Nettes Zitat außerhalb des Reviews: „The necro-sex sites were all geared toward the Goth crowd.“ Aha… 🙄

Viele Stellen regen zum kurzen Innehalten und Nachdenken an, wie: „He wasn’t hurting anyone.“ Wirklich? Daß er mit dem freien Willen einer Person spielte, mit deren körperlicher wie seelischer Unversehrtheit, das kam ihm nicht in den Sinn.

Dieser mittlere Bereich des Romans ist für mich der spannendste. Natürlich kommen dann die Überwachungsmöglichkeiten ins Spiel, natürlich glaubt die Polizei Josh & Sarah nicht, geht sogar davon aus, daß die Videos der Überwachungskameras editiert sein könnten.
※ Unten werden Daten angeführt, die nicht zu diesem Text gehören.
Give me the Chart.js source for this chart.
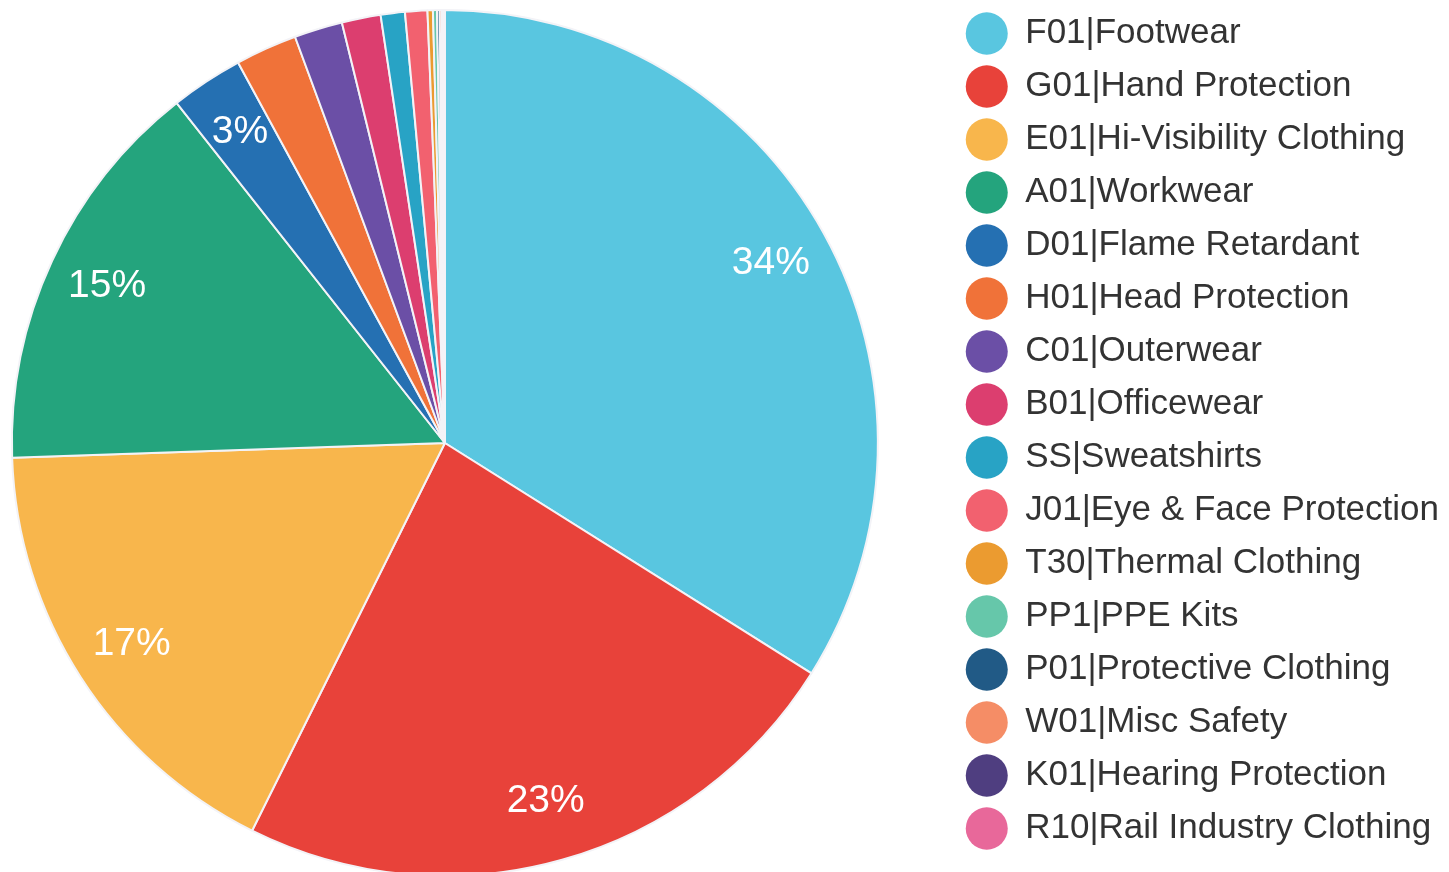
<!DOCTYPE html>
<html>
<head>
<meta charset="utf-8">
<script src="https://cdn.jsdelivr.net/npm/chart.js@4.4.1/dist/chart.umd.min.js"></script>
<style>
	html, body { margin:0; padding:0; background:#fff; overflow:hidden; }
	#chartBox { position:relative; width:1449px; height:886px; }
</style>
</head>
<body>
<div id="chartBox"><canvas id="myChart"></canvas></div>
<script>
// 카테고리 / 비율(%) / 색
var categories = [
	'F01|Footwear', 'G01|Hand Protection', 'E01|Hi-Visibility Clothing', 'A01|Workwear',
	'D01|Flame Retardant', 'H01|Head Protection', 'C01|Outerwear', 'B01|Officewear',
	'SS|Sweatshirts', 'J01|Eye & Face Protection', 'T30|Thermal Clothing', 'PP1|PPE Kits',
	'P01|Protective Clothing', 'W01|Misc Safety', 'K01|Hearing Protection', 'R10|Rail Industry Clothing'
];
var shareValues = [33.9, 23.4, 17.1, 14.9, 2.7, 2.3, 1.8, 1.45, 0.9, 0.83, 0.2, 0.15, 0.1, 0.08, 0.06, 0.05];
var sliceColors = [
	'#59C6E0', '#E8423A', '#F8B64C', '#24A47D', '#2570B2', '#F07239', '#6B4FA6', '#DC3E6F',
	'#28A3C5', '#F2616F', '#EB9B30', '#66C7AA', '#215A86', '#F58D66', '#4F3E80', '#E8689A'
];
var labelMin = 2.5; // 이 값 이상인 조각만 퍼센트 표시

// 조각 안에 퍼센트 글자 그리기
var sliceLabels = {
	id : 'sliceLabels',
	afterDatasetsDraw : function(chart){
		var ctx = chart.ctx;
		var data = chart.data.datasets[0].data;
		var total = data.reduce(function(a, b){ return a + b; }, 0);
		var meta = chart.getDatasetMeta(0);
		ctx.save();
		ctx.fillStyle = '#ffffff';
		ctx.font = '39px "Liberation Sans", Arial, sans-serif';
		ctx.textAlign = 'center';
		ctx.textBaseline = 'middle';
		meta.data.forEach(function(arc, i){
			if(data[i] < labelMin) return;
			var p = arc.getProps(['x', 'y', 'startAngle', 'endAngle', 'outerRadius'], true);
			var mid = (p.startAngle + p.endAngle) / 2;
			var r = p.outerRadius * 0.86;
			ctx.fillText(Math.round(data[i] / total * 100) + '%', p.x + Math.cos(mid) * r, p.y + Math.sin(mid) * r);
		});
		ctx.restore();
	}
};

// 범례를 캔버스 오른쪽 끝으로 붙임
var legendToRight = {
	id : 'legendToRight',
	afterLayout : function(chart){
		var lg = chart.legend;
		var dx = chart.width - lg.right;
		lg.left += dx;
		lg.right += dx;
		lg.top -= 2;
		lg.bottom -= 2;
	}
};

var ctx = document.getElementById('myChart').getContext('2d');
var myChart = new Chart(ctx, {
	type : 'pie',
	data : {
		labels : categories,
		datasets : [{
			data : shareValues,
			backgroundColor : sliceColors,
			borderColor : '#f3f3f7',
			borderWidth : 2,
			radius : 433
		}]
	},
	options : {
		responsive : true,
		maintainAspectRatio : false,
		animation : false,
		layout : { padding : { right : 58 } },
		plugins : {
			tooltip : { enabled : false },
			legend : {
				position : 'right',
				align : 'start',
				labels : {
					usePointStyle : true,
					pointStyle : 'circle',
					pointStyleWidth : 42,
					boxHeight : 30,
					padding : 18,
					color : '#333333',
					font : { family : '"Liberation Sans", Arial, sans-serif', size : 35 },
					generateLabels : function(chart){
						// 범례 원에는 테두리 없음
						var items = Chart.controllers.pie.overrides.plugins.legend.labels.generateLabels(chart);
						items.forEach(function(it){ it.lineWidth = 0; it.strokeStyle = it.fillStyle; });
						return items;
					}
				}
			}
		}
	},
	plugins : [sliceLabels, legendToRight]
});
</script>
</body>
</html>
Der Autor kann dann noch eine stilistisch gute Wendung einbringen: ein involvierter Polizist erinnert sich an einen alten, aber sehr ähnlichen Fall. Das Opfer lebt noch und kann befragt werden. Auf diesen kleinen Triumph hat die Frau wohl gewartet: „He’s at it again isn’t he? He’s doing it to her? Now do you believe me?“

Dale entwickelt im Verlauf des Textes immer mehr so eine Art Sendungsbewußtsein: Gott sei auf seiner Seite. Seine Taten sind eine „Liebesmission“, denn: „murder is sin.“ Macht er ja nicht…

Zum Ende hin, dem großen Show-Down, wird es schon etwas abenteuerlicher, als ich es gebraucht hätte. Ich will es nicht komplett verraten, aber es fällt auf, daß die Reanimierten sterben, wenn Dale selbst stirbt…

Für mich ein spannender, kurzweiliger Roman, der eben das Thema aufgreift: wenn ich etwas nicht bekomme, darf/kann ich es mir einfach holen? Das ist die große Frage nach der Moral, wobei Dales Mutter schon früh erkennt, daß Dales Handlungen, die aus seiner sonderbaren Kraft folgen, nicht wertfrei sind, sondern er damit seinem eigenen moralischen Kompaß, seiner Seele schadet.